Crispy White Wines

By Sunny Brown on April 12, 2010

Spring has sprung. The daffodils and tulips have opened their faces to the sun, the birds are hastily building their nests and folks everywhere are tilling, planting and mowing. The smells of spring have reached our nostrils- fresh mulch, hyacinth blossoms, spring rain. The days seem warm no matter what the temperature and the nights feel cool and clean.

At this time of year our thoughts lean towards wines that reflect and remind us of the vibrancy of nature. Even the coldest of hearts can’t help but be warmed by the bright greens, purples, yellows and snow white colors that assault our senses. And so it is the same with wines, and there is nothing that smells, feels, tastes and mimics spring more than a cool and refreshing glass of white wine.

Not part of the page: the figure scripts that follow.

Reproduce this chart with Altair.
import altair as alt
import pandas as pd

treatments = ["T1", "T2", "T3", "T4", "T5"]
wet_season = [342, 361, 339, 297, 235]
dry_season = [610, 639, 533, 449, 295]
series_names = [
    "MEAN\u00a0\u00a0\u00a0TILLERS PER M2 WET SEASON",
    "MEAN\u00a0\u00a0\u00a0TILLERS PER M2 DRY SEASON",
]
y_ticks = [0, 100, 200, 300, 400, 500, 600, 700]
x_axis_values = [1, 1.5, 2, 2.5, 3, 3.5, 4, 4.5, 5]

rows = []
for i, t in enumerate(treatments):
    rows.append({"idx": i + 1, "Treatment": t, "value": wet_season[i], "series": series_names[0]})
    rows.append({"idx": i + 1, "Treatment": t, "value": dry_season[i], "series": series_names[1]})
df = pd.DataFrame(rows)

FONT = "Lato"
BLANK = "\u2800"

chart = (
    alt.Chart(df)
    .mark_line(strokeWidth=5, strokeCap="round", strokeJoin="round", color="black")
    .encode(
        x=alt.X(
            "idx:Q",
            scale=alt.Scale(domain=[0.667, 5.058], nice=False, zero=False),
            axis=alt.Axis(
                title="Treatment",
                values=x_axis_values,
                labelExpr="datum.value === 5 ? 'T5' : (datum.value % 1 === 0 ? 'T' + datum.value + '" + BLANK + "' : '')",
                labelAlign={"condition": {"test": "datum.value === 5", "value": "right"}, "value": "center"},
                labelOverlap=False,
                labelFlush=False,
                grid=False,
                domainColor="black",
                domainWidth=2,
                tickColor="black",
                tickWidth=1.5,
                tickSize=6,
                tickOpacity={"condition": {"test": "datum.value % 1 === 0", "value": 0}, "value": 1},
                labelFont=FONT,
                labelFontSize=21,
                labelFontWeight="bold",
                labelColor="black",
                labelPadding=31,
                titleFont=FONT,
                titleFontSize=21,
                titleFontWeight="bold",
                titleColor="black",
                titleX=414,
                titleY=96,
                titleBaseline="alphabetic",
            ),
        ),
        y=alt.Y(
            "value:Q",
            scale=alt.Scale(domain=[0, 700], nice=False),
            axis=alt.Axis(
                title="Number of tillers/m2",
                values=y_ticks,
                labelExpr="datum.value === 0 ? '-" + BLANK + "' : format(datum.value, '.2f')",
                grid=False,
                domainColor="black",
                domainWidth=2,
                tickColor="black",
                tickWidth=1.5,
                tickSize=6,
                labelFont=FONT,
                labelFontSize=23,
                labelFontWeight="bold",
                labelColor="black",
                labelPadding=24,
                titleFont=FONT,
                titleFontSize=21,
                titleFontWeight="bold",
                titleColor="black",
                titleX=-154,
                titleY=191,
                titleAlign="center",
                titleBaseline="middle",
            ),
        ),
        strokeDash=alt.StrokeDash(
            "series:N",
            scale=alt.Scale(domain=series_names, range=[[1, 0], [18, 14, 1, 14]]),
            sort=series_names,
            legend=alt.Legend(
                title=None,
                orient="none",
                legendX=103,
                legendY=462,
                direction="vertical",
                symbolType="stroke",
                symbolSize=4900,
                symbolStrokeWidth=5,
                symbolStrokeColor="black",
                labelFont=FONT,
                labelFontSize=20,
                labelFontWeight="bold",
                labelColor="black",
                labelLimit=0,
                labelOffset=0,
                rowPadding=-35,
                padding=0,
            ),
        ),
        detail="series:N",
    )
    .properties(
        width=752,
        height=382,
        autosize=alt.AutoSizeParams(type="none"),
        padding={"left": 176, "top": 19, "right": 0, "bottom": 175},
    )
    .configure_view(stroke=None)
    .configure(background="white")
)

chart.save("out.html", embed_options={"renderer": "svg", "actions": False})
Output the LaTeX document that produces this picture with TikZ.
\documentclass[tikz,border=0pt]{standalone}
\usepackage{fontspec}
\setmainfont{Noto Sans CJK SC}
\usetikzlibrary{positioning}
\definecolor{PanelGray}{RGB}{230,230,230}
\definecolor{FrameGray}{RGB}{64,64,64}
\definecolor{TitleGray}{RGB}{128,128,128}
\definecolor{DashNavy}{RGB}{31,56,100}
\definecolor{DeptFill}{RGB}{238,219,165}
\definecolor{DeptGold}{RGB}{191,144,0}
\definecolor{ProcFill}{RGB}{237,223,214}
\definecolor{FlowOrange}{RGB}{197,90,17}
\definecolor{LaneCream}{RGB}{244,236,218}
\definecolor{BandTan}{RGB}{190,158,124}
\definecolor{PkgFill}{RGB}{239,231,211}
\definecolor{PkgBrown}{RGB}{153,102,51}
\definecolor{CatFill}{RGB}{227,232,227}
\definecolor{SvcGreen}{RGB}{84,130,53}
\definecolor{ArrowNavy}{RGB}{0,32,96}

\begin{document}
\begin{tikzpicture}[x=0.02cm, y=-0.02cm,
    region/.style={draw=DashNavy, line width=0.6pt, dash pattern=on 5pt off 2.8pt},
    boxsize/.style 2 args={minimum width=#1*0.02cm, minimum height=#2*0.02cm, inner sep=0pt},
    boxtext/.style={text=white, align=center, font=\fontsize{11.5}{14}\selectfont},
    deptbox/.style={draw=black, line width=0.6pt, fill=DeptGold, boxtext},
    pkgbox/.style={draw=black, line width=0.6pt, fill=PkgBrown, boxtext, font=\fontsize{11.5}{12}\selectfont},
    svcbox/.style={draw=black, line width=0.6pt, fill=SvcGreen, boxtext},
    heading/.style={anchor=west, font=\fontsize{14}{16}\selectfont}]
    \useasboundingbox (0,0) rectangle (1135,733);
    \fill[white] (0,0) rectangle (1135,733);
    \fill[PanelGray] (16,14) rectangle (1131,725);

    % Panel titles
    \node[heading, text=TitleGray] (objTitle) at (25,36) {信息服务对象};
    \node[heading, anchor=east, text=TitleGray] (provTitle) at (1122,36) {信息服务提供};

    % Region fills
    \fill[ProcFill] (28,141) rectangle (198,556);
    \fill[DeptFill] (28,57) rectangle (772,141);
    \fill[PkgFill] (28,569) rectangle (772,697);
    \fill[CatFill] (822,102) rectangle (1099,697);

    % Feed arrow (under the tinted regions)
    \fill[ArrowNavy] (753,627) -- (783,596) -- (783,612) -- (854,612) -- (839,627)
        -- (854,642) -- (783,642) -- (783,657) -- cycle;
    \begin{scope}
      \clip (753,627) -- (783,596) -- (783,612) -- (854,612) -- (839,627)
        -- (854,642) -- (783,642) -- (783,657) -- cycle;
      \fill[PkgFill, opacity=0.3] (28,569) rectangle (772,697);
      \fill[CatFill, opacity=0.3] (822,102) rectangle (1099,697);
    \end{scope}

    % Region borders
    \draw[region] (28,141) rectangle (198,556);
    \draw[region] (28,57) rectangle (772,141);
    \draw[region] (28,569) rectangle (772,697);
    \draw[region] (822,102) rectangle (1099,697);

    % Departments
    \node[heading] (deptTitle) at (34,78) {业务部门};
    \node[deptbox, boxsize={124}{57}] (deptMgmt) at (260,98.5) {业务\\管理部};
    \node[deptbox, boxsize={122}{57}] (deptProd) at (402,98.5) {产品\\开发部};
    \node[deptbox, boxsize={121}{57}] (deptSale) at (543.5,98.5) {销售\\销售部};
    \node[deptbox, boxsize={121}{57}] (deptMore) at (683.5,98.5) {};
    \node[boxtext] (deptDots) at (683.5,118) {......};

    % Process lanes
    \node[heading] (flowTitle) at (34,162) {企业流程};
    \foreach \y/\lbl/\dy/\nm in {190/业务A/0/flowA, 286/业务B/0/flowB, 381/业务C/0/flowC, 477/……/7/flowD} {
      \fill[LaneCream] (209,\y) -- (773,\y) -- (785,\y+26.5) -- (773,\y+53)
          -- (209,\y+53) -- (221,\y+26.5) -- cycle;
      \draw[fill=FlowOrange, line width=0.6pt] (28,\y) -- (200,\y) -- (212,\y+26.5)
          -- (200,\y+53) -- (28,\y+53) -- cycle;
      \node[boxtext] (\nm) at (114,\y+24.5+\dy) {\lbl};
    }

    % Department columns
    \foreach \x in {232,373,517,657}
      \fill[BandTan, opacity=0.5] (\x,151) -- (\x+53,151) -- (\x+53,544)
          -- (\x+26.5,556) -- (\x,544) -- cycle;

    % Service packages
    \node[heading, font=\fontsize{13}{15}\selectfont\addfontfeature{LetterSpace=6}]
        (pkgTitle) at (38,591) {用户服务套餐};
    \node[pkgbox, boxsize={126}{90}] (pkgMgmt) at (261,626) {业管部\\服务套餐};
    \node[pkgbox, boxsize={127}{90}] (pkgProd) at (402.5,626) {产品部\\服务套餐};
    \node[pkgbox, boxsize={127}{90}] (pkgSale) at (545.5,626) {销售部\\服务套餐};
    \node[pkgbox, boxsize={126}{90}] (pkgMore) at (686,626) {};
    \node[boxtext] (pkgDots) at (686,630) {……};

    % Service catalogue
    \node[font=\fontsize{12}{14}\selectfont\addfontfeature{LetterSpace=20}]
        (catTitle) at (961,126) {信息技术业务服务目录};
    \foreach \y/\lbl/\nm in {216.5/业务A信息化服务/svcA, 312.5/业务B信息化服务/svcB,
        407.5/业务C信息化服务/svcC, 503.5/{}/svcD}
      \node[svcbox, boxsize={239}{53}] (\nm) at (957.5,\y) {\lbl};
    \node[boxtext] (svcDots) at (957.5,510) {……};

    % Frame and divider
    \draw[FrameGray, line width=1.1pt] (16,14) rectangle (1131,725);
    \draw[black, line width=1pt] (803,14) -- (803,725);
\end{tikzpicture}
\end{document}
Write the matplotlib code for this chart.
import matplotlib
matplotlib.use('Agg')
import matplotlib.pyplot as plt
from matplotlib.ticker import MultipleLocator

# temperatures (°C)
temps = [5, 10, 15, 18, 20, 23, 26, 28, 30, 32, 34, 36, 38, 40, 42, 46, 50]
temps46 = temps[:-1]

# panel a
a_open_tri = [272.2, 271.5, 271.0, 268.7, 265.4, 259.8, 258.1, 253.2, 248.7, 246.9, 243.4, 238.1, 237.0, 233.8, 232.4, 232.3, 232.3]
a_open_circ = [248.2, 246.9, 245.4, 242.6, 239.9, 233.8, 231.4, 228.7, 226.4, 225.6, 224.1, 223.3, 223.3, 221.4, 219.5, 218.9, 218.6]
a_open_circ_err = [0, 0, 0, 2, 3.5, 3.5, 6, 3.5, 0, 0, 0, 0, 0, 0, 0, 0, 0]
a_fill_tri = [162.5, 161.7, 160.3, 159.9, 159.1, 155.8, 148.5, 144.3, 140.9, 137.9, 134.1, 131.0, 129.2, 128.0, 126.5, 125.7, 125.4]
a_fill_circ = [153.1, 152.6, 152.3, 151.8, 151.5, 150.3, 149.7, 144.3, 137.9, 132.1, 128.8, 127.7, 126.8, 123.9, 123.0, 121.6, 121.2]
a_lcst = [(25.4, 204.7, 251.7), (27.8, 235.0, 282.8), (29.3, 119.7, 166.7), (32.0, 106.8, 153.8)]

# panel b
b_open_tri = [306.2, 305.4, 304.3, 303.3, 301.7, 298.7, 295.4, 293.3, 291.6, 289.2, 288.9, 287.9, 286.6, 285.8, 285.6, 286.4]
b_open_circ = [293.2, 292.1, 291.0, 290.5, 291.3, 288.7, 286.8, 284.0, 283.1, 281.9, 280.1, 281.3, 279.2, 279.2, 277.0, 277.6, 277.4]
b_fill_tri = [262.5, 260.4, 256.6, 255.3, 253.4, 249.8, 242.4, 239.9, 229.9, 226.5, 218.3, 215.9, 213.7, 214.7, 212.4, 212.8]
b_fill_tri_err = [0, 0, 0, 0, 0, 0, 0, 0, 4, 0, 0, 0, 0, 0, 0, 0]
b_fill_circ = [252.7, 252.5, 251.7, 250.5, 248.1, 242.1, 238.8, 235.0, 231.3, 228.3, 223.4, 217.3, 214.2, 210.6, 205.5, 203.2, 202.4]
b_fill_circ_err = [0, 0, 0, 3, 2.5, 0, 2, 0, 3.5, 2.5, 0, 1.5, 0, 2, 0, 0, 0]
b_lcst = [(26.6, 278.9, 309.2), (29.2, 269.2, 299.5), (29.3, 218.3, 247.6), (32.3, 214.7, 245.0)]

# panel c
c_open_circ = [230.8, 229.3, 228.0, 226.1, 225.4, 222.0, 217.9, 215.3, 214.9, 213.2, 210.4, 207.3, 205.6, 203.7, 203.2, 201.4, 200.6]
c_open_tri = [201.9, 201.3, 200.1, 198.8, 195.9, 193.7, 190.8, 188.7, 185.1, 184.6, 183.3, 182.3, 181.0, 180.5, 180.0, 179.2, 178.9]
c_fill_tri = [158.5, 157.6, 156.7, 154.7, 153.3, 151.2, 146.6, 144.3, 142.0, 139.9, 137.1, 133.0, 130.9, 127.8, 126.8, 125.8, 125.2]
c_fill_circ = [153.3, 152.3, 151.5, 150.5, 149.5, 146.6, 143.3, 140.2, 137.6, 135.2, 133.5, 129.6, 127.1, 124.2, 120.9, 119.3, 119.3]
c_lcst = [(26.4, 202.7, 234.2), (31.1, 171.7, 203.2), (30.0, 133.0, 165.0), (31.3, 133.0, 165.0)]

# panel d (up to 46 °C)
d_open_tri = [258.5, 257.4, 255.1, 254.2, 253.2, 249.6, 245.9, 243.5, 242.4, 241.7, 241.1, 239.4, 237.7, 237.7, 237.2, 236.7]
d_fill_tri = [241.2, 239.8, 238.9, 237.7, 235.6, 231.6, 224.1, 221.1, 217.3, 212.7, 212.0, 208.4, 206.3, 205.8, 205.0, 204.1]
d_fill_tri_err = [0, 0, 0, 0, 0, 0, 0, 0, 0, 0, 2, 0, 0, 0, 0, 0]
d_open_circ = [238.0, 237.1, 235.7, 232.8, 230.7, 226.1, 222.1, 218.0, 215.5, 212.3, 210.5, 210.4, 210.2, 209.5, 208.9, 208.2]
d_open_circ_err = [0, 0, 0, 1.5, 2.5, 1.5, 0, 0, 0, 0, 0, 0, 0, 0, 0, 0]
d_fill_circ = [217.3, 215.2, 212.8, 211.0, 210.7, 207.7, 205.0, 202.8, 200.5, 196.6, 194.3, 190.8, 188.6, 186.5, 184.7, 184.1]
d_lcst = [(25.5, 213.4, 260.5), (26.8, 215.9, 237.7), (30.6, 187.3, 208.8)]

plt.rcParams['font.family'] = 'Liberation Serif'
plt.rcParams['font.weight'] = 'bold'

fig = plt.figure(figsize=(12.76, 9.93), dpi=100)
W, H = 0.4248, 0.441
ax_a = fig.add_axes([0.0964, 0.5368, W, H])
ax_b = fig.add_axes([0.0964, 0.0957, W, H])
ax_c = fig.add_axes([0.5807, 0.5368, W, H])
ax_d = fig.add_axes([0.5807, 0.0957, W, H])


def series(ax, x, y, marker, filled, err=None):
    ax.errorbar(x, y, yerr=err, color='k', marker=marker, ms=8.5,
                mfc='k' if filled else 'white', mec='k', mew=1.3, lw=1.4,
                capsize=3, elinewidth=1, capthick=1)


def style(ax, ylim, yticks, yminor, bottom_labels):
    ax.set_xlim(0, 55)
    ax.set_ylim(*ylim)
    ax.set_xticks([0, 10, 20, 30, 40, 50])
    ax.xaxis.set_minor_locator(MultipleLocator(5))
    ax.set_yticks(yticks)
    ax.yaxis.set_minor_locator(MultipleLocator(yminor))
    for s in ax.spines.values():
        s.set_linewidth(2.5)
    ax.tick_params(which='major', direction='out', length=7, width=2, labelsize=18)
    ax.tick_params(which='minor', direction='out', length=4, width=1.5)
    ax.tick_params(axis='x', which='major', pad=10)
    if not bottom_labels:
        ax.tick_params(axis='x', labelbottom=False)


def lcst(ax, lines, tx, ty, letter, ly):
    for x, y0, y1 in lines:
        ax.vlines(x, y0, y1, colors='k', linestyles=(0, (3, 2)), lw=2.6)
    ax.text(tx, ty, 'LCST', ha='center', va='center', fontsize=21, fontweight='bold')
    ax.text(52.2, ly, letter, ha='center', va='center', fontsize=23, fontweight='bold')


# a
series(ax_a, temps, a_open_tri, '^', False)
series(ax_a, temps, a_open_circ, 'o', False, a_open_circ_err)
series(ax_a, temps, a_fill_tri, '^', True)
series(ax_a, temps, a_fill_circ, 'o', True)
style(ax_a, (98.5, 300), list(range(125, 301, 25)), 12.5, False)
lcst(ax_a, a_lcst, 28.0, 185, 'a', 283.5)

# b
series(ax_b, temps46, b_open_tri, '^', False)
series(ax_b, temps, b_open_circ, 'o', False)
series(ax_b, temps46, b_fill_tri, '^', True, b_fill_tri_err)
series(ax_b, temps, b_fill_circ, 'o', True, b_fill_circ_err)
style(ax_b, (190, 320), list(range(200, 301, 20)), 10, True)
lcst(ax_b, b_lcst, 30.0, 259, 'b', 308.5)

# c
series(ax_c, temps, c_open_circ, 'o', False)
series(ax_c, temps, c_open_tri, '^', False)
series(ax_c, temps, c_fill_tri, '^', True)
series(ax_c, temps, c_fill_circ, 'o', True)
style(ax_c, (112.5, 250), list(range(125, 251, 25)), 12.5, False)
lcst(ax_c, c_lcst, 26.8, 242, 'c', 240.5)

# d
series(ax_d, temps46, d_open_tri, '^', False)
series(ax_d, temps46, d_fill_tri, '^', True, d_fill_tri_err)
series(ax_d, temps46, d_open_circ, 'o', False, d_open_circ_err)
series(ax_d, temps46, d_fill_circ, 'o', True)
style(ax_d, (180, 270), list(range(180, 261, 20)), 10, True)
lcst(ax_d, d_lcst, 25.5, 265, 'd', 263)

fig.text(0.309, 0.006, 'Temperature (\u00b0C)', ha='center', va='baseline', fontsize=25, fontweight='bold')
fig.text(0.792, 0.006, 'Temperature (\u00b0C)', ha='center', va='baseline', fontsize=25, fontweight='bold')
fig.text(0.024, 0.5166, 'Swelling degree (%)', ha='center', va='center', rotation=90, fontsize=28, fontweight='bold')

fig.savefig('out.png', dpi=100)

The fresh flavors and bright acidity of a crispy white wine pair wonderfully with the warm spring days and the fresh and delicate flavors that grace our first journey to the picnic table. What attributes could possibly make a liquid crispy you ask? It is the nature of a light, lively and above all dry white wine. The tingle of the acidity, the snap of the citrus, the zing of white peaches and green apples, the quintessential crunch that just screams "I am refreshing. Drink me and I will reward your palate," these are elements that go into making a wine crispy.

As it turns out we just so happen to have a few recommendations for you in terms of crispy wines. The first is the Vevi Rueda 2008, a delightful little blend of 80% old vine Verdejo and 20% Viura from Rueda in western Spain. The Vevi starts off with subtle aromas of honeysuckle and lemon zest that suggest a wine of zip and zing and zest and lots of other Z-related stuff. Flavors that run from meyer lemon to fresh cream to almond notes. The finish is light and has lip-smacking acidity and leaves the palate feeling refreshed.

One of my favorite treats is a dry style of sparkling wine. I mean dry, with just a few grams of sugar added for the dosage if any is used at all. Which leads me to the Domaine Bott-Geyl Cremant d’Alsace. This wine is made from the same grapes used in Champagne (Chardonnay and Pinot Noir), it is made by a 6th generation winemaker in Jean-Christophe Bott who has trained in Champagne, it is made using the Champagne Method- the time honored tradition that is the hardest, lengthiest, most expensive yet ultimately the best way to make sparkling wines and it is even produced at around the same latitude as the prestigious Vallee de la Marne in the heart of Champagne. Except it has an everyday price point. The wine offers lots of apple and pear fruit, touches of spice and creamy notes in the middle, and a long a lively mousse that provides just enough tickle on the tongue. It is everything you could want in a sparkling wine and nothing you wouldn’t. Oh yea, it is also certified organic and biodynamic.

One other wine to keep in mind is the Bridesmaid Wines Sauvignon Blanc Napa Valley 2008. This project hails from Napa stars Pam Starr and Drew Neiman and is produced from some of the Valley’s finest vineyards. While they will not mention specifically which vineyards, it is widely known throughout the Valley that the owners of such prestigious fruit would not want it known that their grapes make it into such an inexpensive wine. A blend of primarily Sauvignon Blanc with just a kiss of Semillon thrown in to add weight and complexity, the Bridesmaid White is as fragrant as the backyard in May. The nose offers complex notes of white flowers, soft spring grasses, tropical fruits and a touch of gravel. The palate is crisp and fruit-forward, with some of the tropical fruit notes familiar to the Musque clone of Sauvignon Blanc, but also lighter notes that are more green and citrusy in nature. The wine is practically alive with acidic intensity which brings harmony and balance to the lush fruit.

Each one of these wines on its own would be a perfect complement to the seafood, fresh veggies and appetizers that make me think of spring. Their lighter styles and fresh acidity work to bring out the flavors in the food they are paired with. In the end they are light, lively, fresh and cool, just like a spring day.